COMMENTAIRE

Mitterrand 1996-2006

La biographie perpétuelle

Il ne croyait pas si bien dire, François Mitterrand, lorsque, présentant ses derniers vœux en 1994, il assurait ses compatriotes que, croyant «aux forces de l’esprit, il ne les abandonnerait pas». Dix ans après sa mort, le fantôme mitterrandien rôde plus que jamais dans l’imaginaire hexagonal. Et les cérémonies qui président au culte du souvenir témoignent de l’influence mystérieuse et persistante que le personnage continue d’exercer. Tombent les révélations, éclatent de nouvelles polémiques, s’éclairent des pans d’ombre, rien n’y fait: Mitterrand exerce une identique fascination sur des Français qui font preuve d’une étonnante indulgence à son égard.
Alors que, ces jours, la machine commémorative participe à la consolidation d’une mythologie, largement initiée par l’intéressé, il n’est pas vain de s’interroger sur les causes de cet envoûtement. La tonalité des dizaines d’ouvrages et d’émissions qui éclosent à l’occasion de cet anniversaire apporte une part de la réponse.
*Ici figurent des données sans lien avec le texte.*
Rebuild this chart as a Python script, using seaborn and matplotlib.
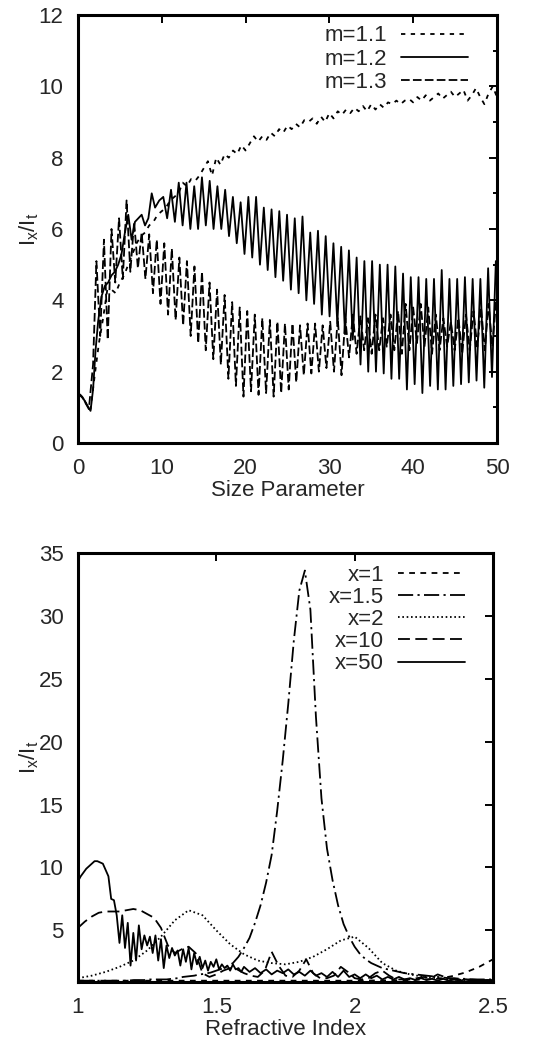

Ce n’est pas le bilan politique d’un double septennat qui passionne l’opinion, mais bien davantage le mystère d’un personnage romanesque. C’est cette énigme, habilement fabriquée, faite de vies parallèles et de vrais-faux secrets, de petits mensonges et de grands silences, que s’ingénient à perpétuer les encenseurs postmortuaires. L’objet de ce culte, en habile brouilleur de pistes, doit savourer sa victoire, lui qui sculpta jusqu’à son dernier souffle la statue de sa légende, mettant en scène ses propres funérailles, poussant le détail jusqu’à la couleur des roses qui devaient fleurir son auguste catafalque.
Cette «biographie perpétuelle» – l’expression est de Pierre Nora – dont est l’objet l’homme du 10 mai 1981 se nourrit aussi d’une demande plus collective. Car les commémorations tiennent d’une forme d’autocélébration. Comment comprendre le culte qui entoure ce «libertin du pouvoir» sans mesurer la nostalgie qui porte le souvenir du «dernier des grands présidents»? «Les grands hommes sont plus grands que nature dans le souvenir. Ce que nous vivons en eux, c’est à la fois le meilleur d’eux et le meilleur de nous», écrivait justement le philosophe Alain. Rien d’étonnant à ce qu’une majo-rité de sondés ait récemment placé, dans le Panthéon national, le pèlerin de Solutré devant le général de Gaulle. Mais si Mitterrand a gagné en première instance devant l’opinion, il n’est pas certain que le verdict soit le même face au tribunal de l’Histoire.